While therapists serve a brilliant purpose for people seeking help, it is connecting with our peers when we truly feel heard.
By sharing stories, we not only relate to one another but learn solutions that we may not have already tried or that didn’t resonate when written in a self-help book.
Using this power, a new podcast named Who I Became promises to deliver fascinating conversations that will inspire listeners to open their hearts and minds to new possibilities.
Hosted by Simon Osamoh, he delves into discussion to explore how his interviewees have overcome extreme difficulties and persevered when life felt like an uphill battle.
Speaking exclusively to Uspire, Simon opened up about why he kickstarted his project and just what listeners can expect from his deep dive into big topics.
Simon said: “On paper, I look pretty good. I have a successful career, am an entrepreneur, property investor, and national speaker. I’ve been featured in the Wall Street Journal and managed at three of America’s largest financial institutions, but in reality, I hid in plain sight.
“I was born into a single parent family with an English mother and Nigerian father. My parents separated before I was born, this meant that I have never met the man who brought me into this world and I never tackled my emotions around this.”
He continued: “I hid and suppressed these feelings until my 30s, which affected every aspect of my life including business, investments, relationships, and family.”
It was while working as a police detective that Simon credits as the inspiration behind his podcast, having met so many intriguing people during time on the job and feeling gripped by their stories.
Ten years after leaving the force, he finally started Who I Became to share those personal journeys with the hope they might galvanise a change in another person’s life.
Simon said: “I’ve now learned to step into each adversity, embrace it, turn to faith, and come out the other side a more fulfilled and resilient person. I’ve made it part of my journey to share this with other young men who may be in a similar situation.
“It’s easy to become jealous of other people’s lives or possessions, thinking they have it all, but everyone has a story. Adversity is part of life, we can learn and grow from others’ experience of it. ”
Simon says his primary goal is for the podcast to remind people that they are not alone, and feels especially motivated to share stories when he hears the impact that they have across the globe.
In particular, he revealed that one episode with a man in Colorado talking about a tough time in his marriage triggered a message from a listener in New Zealand who said it had helped him to fight and continue to work with his wife towards reconciliation.
Simon said: “This urged me to continue, seeing the wide reach of these powerful experiences.
“I know what it feels like to look in the mirror and feel like something is missing; that there is more inside of you, that you have more to give.
“It is okay not to have everything figured out, but you can overcome the obstacles you are facing with a positive mindset and by discussing what you are up against.”
Simon’s approach is having quite the impact, with downloads of his podcasts in 21 countries and across five continents – many of whom watch the videos on his YouTube channel too.

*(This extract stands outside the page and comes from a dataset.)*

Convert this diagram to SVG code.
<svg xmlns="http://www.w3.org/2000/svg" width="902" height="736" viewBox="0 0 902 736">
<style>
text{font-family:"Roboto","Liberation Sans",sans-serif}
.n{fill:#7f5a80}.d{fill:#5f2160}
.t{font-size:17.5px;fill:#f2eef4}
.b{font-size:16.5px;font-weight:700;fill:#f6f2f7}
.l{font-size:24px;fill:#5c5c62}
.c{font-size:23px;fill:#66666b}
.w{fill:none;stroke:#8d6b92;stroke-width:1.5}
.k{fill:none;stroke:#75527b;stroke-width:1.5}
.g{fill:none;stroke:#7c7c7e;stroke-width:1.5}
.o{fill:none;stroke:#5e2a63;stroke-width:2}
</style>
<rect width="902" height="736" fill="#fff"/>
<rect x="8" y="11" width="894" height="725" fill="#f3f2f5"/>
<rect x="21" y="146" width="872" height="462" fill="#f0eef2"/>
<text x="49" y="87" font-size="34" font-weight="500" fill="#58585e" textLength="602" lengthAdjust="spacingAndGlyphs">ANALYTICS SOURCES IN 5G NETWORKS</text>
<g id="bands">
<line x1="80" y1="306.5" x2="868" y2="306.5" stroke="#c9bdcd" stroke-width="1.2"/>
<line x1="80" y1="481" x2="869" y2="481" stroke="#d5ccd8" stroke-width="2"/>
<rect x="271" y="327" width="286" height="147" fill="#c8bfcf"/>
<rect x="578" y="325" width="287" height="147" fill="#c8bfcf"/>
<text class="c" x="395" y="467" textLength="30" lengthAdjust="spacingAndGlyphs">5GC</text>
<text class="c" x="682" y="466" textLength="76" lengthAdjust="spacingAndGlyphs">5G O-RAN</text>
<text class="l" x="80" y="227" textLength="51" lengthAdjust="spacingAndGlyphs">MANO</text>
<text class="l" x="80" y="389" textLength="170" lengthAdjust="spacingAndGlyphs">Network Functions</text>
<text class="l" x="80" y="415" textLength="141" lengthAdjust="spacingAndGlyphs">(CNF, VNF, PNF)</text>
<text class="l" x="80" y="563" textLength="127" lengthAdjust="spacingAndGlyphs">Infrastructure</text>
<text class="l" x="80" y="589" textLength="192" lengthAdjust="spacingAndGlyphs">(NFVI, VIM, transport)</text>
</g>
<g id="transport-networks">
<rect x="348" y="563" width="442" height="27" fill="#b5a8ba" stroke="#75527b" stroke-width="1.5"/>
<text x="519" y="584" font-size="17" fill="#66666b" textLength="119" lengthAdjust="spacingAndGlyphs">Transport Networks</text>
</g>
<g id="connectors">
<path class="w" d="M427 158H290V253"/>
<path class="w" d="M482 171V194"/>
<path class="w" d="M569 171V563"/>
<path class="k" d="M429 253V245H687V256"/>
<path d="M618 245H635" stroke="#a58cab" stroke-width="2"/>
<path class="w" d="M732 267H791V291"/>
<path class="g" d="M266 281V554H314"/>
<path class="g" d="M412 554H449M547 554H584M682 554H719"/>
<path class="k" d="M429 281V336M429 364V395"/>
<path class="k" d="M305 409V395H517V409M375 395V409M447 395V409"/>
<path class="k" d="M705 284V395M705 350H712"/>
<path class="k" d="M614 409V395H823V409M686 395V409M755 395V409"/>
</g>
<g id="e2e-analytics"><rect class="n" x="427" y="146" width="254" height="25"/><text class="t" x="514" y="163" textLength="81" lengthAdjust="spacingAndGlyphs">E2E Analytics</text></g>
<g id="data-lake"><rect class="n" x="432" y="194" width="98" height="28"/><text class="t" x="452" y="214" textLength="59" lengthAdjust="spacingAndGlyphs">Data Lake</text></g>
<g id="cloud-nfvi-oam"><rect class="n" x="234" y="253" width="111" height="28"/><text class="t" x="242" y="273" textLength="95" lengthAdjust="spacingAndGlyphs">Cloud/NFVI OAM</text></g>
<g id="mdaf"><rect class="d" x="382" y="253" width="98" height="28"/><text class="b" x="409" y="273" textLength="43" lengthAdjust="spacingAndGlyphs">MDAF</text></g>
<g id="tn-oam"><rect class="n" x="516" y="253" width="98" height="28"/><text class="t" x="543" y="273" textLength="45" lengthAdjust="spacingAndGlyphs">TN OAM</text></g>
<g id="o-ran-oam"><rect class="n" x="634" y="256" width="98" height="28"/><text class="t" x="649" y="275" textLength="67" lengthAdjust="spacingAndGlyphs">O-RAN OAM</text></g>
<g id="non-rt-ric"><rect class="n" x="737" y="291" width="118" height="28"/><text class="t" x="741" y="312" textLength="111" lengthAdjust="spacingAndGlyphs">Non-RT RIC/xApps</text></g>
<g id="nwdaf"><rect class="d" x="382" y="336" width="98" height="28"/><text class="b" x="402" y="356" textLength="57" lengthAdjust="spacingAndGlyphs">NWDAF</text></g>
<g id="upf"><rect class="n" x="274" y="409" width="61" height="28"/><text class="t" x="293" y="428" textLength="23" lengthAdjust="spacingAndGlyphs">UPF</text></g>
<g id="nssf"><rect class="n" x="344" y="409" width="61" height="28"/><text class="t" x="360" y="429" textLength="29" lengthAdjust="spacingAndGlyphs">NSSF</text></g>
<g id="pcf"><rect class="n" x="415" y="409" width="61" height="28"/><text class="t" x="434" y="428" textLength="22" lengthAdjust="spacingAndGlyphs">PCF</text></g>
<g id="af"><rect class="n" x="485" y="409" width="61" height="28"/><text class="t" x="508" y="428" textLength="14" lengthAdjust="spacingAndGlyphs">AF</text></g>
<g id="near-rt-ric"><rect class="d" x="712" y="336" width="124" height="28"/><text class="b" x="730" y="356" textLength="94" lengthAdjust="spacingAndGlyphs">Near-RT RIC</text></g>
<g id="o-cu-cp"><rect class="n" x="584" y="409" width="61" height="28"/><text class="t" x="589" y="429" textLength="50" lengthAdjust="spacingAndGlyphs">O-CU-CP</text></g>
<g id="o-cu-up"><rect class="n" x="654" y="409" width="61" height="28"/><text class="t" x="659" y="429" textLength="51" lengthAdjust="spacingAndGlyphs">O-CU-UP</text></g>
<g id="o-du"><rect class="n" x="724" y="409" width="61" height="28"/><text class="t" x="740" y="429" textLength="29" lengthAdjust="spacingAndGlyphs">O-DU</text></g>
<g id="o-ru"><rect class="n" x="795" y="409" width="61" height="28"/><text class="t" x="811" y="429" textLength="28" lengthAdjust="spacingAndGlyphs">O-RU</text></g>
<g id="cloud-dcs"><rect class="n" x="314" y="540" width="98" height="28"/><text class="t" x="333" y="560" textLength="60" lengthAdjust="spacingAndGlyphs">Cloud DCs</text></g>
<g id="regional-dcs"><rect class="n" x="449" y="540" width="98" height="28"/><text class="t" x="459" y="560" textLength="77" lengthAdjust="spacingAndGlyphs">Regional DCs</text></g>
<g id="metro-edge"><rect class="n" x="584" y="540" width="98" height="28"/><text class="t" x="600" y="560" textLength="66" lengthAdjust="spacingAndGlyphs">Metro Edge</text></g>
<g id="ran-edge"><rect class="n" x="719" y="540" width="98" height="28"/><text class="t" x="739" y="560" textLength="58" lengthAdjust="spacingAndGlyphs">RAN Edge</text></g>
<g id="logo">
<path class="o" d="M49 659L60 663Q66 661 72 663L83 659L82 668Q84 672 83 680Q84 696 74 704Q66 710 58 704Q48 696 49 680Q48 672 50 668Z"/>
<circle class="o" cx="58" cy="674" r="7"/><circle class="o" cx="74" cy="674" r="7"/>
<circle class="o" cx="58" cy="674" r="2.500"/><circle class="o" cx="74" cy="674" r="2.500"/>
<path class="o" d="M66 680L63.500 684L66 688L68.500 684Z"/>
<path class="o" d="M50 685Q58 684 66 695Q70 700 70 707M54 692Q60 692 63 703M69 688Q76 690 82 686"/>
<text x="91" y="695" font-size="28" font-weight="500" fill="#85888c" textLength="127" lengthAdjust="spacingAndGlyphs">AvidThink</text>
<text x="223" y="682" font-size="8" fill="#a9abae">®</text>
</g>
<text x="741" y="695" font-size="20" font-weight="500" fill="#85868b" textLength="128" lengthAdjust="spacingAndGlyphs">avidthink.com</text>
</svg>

Having been spurred into action during the pandemic, Simon began recording in May 2020 and now delivers weekly episodes.
The lifestyle guru added: “I felt called to start this when COVID-19 hit, so I answered! I know we find true connection when we open ourselves up and stop hiding.
“Life is about living our own story and sometimes we just need a little nudge to inspire action.”

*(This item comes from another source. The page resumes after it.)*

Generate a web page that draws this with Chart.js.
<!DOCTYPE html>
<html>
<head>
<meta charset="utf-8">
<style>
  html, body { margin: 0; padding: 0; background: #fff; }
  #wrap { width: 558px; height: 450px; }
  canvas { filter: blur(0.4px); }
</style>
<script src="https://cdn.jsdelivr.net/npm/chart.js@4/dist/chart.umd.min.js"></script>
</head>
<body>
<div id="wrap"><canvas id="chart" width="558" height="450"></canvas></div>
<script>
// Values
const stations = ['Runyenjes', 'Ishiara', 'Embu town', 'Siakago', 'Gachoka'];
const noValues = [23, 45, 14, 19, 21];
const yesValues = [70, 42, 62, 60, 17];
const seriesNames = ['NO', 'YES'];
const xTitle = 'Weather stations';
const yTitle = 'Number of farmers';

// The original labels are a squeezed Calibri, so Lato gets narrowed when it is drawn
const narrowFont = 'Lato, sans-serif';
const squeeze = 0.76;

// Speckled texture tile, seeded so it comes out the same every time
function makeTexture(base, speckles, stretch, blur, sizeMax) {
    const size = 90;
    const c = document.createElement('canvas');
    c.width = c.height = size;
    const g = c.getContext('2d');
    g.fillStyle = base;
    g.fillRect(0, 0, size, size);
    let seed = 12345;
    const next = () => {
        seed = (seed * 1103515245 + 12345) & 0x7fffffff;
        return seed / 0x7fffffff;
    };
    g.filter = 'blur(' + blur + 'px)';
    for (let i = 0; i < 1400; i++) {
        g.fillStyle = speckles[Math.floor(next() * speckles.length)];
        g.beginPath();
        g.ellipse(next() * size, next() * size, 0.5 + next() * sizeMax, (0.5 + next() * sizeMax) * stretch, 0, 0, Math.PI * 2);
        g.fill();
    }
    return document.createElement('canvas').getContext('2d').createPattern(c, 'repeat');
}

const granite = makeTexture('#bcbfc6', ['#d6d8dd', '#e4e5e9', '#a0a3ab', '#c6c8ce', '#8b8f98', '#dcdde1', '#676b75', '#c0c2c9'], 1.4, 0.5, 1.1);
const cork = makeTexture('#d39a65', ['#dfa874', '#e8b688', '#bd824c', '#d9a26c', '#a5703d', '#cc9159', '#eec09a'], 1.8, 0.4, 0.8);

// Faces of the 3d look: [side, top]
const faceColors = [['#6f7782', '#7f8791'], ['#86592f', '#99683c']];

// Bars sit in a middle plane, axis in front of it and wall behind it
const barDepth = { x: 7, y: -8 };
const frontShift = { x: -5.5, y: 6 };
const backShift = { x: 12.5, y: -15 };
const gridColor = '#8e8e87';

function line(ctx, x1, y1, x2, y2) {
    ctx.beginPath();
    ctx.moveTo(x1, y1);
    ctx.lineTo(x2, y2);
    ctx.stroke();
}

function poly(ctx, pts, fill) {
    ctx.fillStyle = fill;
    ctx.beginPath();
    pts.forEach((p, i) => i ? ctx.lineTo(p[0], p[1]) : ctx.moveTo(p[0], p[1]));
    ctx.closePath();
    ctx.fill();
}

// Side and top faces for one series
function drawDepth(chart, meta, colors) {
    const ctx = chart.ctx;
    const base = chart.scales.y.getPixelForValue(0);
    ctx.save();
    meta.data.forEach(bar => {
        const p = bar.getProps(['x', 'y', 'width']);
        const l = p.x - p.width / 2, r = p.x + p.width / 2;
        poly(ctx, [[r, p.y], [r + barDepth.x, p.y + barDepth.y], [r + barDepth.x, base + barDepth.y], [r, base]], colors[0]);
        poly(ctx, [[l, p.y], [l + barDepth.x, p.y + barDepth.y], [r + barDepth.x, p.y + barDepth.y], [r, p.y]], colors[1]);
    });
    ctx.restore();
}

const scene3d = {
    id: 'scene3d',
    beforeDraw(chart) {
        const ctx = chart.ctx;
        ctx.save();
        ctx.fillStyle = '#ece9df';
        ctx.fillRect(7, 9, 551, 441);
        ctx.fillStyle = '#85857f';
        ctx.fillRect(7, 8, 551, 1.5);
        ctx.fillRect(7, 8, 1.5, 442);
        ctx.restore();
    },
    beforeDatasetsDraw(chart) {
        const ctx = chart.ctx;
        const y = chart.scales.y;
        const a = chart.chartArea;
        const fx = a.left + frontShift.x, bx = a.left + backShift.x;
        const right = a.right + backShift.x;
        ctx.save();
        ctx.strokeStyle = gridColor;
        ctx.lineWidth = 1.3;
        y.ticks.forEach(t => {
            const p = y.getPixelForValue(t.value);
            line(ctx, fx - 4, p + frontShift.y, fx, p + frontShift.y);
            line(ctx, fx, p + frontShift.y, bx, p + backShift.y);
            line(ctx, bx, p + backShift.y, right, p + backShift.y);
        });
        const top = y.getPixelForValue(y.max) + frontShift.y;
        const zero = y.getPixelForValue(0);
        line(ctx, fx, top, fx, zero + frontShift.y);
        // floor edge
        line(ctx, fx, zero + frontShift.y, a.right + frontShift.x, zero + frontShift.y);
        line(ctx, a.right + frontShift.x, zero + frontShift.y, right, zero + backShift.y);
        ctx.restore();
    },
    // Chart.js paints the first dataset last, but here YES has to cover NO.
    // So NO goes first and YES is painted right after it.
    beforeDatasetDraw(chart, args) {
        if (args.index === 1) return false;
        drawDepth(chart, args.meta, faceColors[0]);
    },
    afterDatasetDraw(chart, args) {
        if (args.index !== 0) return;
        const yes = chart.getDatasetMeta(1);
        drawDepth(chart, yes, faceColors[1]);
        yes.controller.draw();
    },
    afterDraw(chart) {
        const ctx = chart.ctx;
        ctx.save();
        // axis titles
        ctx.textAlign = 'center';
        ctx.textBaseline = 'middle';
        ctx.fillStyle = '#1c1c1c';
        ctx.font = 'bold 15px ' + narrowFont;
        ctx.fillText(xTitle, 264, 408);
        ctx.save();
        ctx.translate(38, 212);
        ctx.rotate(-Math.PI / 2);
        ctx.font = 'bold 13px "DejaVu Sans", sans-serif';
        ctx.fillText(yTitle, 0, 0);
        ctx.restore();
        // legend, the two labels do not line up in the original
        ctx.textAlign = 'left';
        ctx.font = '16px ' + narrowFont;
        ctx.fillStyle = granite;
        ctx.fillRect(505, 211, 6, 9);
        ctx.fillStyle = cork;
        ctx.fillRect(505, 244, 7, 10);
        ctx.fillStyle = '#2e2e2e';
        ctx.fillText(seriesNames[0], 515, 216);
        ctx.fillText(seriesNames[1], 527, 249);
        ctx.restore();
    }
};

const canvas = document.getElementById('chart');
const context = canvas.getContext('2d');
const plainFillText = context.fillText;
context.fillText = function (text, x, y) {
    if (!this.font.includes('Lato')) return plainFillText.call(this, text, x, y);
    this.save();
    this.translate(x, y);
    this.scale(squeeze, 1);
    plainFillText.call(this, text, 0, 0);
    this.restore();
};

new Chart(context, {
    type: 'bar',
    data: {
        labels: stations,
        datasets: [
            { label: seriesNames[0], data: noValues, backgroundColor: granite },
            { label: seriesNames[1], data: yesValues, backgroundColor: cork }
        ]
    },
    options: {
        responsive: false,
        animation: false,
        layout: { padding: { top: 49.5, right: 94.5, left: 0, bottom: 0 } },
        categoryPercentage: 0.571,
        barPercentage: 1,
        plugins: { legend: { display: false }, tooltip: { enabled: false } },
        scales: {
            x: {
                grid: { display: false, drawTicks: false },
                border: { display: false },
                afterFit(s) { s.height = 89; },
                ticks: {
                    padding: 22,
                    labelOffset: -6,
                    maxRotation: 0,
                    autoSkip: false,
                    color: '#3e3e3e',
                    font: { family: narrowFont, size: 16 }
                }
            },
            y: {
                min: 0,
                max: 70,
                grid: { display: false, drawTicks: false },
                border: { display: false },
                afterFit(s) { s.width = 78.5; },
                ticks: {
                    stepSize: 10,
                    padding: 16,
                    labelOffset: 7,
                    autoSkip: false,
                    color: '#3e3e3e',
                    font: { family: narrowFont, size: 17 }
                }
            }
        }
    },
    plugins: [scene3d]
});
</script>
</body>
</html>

As well as nurturing his platform – where no subjects are off-limits as they tackle spirituality, trauma, culture, addiction, and personal growth – Simon hopes to start mentoring and coaching young men too who may have had the same self-doubt that he did while growing up.
He concluded: “I want to be a resource for them and let them know they can change their circumstances and that I’m there to help them if they want to do the work.”